(Entries from a dataset)
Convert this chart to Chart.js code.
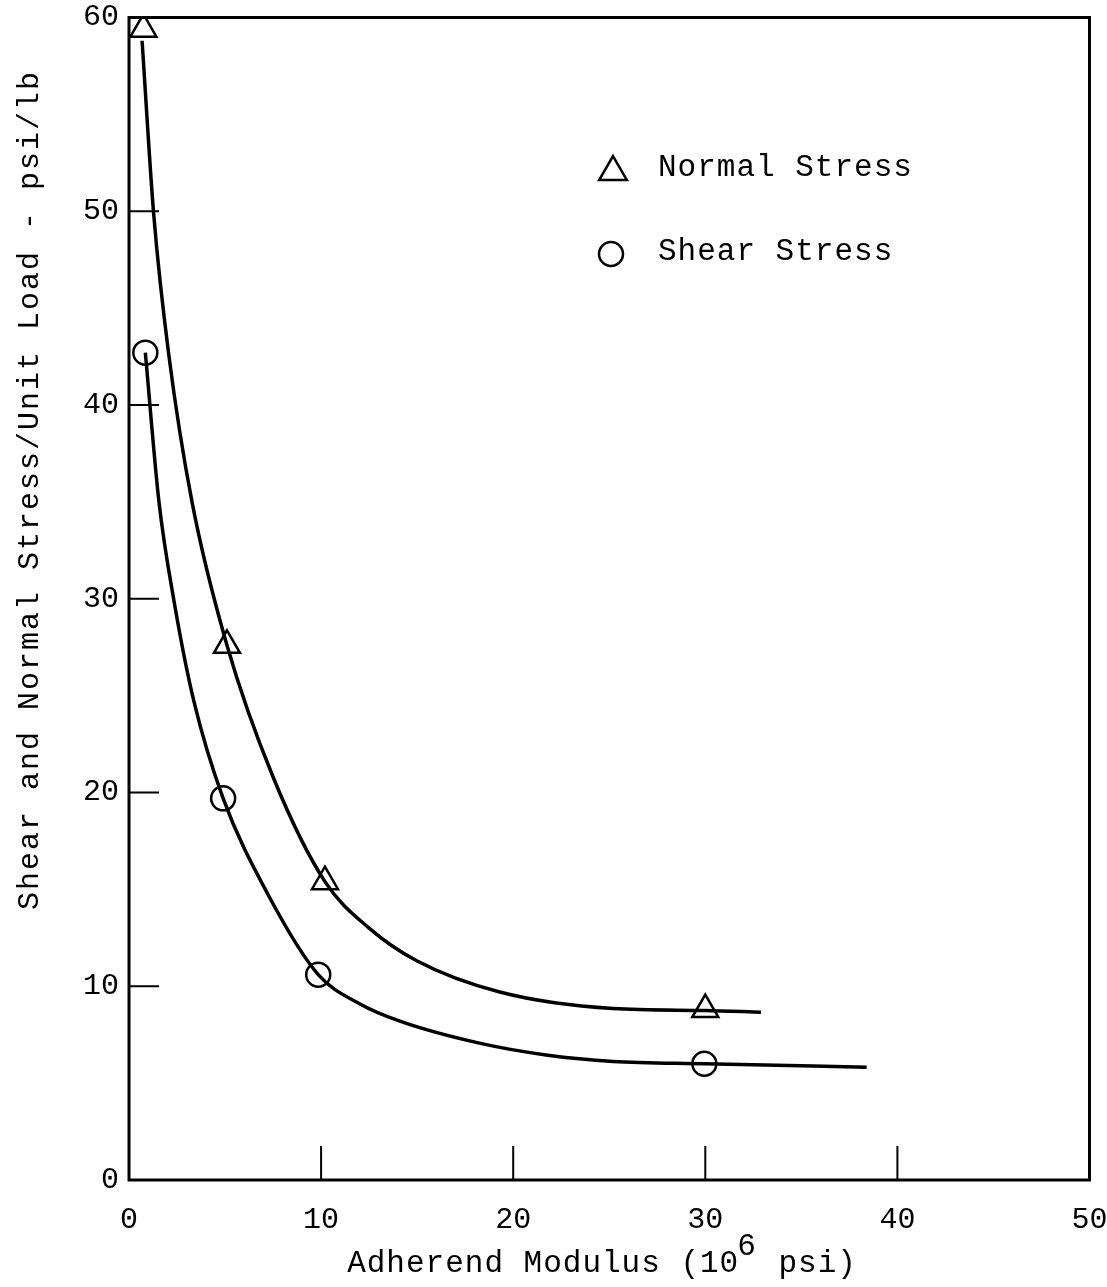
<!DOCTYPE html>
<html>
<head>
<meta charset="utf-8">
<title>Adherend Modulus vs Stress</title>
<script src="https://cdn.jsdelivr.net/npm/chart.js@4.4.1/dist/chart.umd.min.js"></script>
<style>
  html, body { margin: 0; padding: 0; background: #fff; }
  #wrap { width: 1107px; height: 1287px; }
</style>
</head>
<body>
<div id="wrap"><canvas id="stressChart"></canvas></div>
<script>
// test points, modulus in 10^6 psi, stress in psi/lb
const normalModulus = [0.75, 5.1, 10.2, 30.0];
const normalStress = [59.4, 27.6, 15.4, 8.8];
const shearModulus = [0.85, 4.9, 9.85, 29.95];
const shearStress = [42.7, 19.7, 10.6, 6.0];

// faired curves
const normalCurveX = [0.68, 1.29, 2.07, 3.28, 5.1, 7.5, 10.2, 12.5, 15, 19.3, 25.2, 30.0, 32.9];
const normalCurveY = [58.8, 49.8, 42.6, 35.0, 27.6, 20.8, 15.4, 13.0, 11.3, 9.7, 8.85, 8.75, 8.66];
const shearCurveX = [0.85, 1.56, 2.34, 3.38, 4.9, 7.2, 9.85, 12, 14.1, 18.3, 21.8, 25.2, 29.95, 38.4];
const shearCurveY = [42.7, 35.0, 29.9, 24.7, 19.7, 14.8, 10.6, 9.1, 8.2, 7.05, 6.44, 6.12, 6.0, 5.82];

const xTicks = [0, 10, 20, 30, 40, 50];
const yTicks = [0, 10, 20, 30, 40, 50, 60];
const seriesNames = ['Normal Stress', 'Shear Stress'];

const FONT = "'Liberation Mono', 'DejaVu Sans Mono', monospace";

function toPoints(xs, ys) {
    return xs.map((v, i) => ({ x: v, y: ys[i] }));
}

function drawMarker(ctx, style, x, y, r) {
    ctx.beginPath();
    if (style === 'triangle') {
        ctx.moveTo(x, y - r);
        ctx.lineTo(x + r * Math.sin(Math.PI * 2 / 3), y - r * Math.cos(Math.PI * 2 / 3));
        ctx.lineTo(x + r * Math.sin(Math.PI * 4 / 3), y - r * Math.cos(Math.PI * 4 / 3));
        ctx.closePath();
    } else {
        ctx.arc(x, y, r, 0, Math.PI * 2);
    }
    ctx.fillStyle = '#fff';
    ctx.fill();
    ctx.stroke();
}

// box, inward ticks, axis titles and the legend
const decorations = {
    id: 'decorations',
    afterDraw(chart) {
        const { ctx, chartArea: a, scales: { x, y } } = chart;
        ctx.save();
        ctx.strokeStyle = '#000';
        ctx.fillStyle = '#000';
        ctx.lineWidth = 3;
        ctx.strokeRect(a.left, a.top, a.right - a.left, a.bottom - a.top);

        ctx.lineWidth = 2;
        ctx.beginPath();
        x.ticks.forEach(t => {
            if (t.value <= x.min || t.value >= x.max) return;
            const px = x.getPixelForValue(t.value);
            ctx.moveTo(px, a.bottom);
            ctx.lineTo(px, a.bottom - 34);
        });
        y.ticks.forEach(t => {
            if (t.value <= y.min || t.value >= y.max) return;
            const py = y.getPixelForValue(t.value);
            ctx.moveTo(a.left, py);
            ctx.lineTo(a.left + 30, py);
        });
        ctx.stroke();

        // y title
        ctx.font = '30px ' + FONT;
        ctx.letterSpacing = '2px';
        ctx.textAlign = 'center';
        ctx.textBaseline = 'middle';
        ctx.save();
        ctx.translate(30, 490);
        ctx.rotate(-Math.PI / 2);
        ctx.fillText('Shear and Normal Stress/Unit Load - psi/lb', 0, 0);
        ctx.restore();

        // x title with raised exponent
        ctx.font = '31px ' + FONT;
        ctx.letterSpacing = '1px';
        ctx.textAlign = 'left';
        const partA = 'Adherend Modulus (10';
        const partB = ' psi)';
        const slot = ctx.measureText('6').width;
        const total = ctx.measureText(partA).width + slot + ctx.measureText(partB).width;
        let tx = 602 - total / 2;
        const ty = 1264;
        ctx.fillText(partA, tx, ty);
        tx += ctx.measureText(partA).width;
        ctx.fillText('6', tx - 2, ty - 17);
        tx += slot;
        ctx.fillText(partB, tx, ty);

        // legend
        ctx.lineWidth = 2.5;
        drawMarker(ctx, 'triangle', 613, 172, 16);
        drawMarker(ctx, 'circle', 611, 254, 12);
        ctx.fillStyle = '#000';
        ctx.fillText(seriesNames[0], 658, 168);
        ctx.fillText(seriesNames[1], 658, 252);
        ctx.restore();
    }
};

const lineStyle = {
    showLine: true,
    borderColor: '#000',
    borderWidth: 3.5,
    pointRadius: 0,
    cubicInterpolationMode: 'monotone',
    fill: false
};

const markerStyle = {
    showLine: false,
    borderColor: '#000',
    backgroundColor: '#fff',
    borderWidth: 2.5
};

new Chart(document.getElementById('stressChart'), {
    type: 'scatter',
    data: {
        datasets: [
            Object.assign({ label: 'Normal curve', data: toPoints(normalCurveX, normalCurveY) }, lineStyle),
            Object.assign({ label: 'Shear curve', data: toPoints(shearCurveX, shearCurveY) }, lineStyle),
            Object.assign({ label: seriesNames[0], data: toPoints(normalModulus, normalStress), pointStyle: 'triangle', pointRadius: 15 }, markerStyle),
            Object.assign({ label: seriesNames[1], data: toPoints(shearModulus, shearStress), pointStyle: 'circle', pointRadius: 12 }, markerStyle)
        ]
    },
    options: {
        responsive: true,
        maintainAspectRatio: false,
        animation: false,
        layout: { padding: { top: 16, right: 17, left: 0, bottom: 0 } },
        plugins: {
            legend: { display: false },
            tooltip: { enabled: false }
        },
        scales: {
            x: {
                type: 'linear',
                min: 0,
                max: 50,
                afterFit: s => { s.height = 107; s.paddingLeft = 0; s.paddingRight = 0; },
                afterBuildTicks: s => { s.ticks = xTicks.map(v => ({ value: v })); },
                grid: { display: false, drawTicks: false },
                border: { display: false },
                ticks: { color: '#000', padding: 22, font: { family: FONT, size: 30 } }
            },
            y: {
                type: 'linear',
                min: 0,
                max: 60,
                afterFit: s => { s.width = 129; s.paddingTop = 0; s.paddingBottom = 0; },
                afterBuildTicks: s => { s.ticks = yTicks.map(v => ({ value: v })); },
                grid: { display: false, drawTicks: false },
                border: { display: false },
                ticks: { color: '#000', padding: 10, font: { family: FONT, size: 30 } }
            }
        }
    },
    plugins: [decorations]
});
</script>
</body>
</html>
* * *
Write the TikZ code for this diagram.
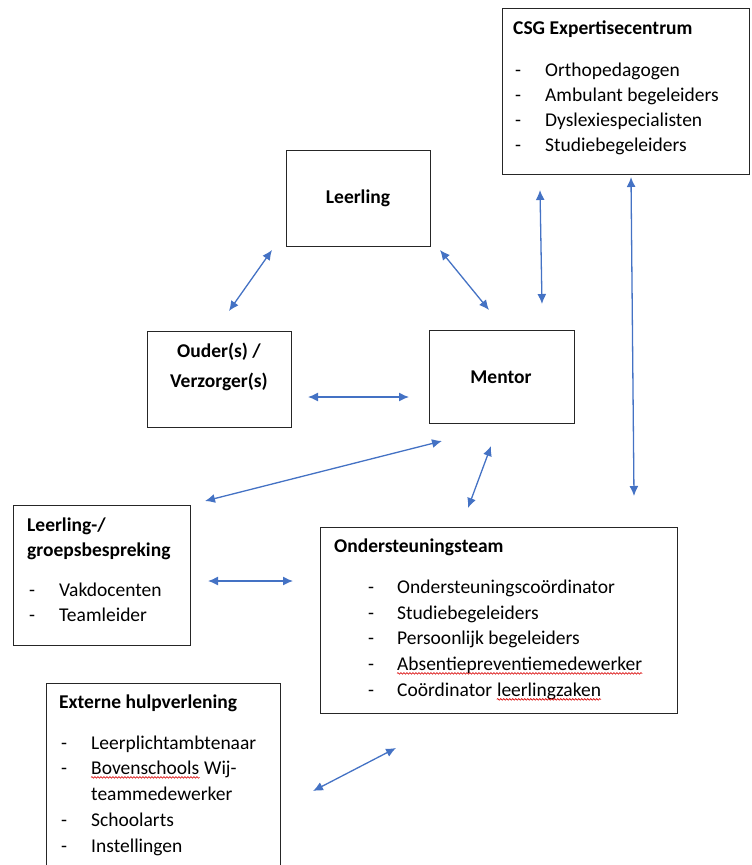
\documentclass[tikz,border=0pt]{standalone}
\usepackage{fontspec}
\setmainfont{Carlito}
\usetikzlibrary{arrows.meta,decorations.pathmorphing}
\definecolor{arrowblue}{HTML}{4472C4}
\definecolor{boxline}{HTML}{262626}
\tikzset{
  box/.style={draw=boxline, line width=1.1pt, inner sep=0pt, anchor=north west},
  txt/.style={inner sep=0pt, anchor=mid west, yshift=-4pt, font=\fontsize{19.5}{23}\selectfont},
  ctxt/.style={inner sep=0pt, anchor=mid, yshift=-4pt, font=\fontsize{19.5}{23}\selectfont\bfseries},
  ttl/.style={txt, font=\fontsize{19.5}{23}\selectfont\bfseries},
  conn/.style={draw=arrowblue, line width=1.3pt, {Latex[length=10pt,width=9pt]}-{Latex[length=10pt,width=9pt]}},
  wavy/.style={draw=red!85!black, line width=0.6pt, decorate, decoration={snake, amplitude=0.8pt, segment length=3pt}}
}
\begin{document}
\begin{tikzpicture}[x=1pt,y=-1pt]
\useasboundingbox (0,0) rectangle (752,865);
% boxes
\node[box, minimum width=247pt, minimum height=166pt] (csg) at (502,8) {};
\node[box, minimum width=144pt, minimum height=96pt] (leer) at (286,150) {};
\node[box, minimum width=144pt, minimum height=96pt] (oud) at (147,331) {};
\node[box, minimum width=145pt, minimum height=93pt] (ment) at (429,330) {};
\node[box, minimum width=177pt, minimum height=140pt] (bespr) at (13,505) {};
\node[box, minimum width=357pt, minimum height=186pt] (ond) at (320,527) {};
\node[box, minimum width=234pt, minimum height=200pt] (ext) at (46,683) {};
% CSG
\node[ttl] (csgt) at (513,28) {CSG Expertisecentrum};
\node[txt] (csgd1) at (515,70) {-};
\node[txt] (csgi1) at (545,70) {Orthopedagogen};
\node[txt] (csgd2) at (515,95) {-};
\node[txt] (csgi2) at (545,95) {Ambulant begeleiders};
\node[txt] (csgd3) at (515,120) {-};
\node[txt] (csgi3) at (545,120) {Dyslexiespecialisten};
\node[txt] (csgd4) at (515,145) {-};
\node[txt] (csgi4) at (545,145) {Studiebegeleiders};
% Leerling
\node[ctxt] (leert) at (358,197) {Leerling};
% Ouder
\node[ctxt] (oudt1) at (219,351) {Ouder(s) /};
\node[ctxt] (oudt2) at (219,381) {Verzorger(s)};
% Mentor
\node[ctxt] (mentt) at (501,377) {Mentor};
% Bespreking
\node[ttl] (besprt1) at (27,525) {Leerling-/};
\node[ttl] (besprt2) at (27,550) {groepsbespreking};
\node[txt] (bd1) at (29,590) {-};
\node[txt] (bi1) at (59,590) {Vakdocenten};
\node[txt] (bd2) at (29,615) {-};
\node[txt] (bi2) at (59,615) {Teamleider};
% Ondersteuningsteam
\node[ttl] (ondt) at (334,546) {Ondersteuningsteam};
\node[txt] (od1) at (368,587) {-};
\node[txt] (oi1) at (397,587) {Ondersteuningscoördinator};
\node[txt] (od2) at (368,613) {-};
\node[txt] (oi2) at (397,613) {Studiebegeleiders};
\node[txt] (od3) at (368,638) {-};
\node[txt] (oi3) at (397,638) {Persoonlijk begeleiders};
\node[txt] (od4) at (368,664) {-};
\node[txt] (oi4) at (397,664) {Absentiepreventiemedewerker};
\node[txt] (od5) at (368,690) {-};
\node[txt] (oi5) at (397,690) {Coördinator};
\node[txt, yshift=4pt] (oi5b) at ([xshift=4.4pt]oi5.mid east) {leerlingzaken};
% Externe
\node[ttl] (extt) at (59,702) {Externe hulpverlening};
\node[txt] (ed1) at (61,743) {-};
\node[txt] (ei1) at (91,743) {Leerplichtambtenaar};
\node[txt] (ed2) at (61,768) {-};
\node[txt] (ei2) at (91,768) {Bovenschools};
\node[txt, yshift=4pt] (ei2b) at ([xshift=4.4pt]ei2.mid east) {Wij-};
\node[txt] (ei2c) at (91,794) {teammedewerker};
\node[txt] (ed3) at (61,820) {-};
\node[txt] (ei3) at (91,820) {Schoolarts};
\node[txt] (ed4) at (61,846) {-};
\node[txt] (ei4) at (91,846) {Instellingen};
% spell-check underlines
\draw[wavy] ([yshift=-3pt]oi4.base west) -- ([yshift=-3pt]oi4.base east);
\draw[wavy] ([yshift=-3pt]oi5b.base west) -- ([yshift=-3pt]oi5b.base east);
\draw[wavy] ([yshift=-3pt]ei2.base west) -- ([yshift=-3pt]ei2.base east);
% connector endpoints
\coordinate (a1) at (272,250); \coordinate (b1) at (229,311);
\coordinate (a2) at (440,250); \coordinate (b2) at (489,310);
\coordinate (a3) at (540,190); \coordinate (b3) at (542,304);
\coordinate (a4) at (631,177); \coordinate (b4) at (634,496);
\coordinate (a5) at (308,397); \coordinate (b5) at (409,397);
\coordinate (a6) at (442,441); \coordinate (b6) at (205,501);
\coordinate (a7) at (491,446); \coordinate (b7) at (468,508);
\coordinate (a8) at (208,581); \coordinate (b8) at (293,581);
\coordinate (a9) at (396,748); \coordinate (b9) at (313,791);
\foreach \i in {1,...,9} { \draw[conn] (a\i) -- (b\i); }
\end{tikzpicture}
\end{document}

### Task objective
Copy only the lines above from the one containing "Convert this chart to Chart.js code." through the one containing "const shearStress = [42.7, 19.7, 10.6, 6.0];", both included. Leave out the pictures.

### Full response
Convert this chart to Chart.js code.
<!DOCTYPE html>
<html>
<head>
<meta charset="utf-8">
<title>Adherend Modulus vs Stress</title>
<script src="https://cdn.jsdelivr.net/npm/chart.js@4.4.1/dist/chart.umd.min.js"></script>
<style>
  html, body { margin: 0; padding: 0; background: #fff; }
  #wrap { width: 1107px; height: 1287px; }
</style>
</head>
<body>
<div id="wrap"><canvas id="stressChart"></canvas></div>
<script>
// test points, modulus in 10^6 psi, stress in psi/lb
const normalModulus = [0.75, 5.1, 10.2, 30.0];
const normalStress = [59.4, 27.6, 15.4, 8.8];
const shearModulus = [0.85, 4.9, 9.85, 29.95];
const shearStress = [42.7, 19.7, 10.6, 6.0];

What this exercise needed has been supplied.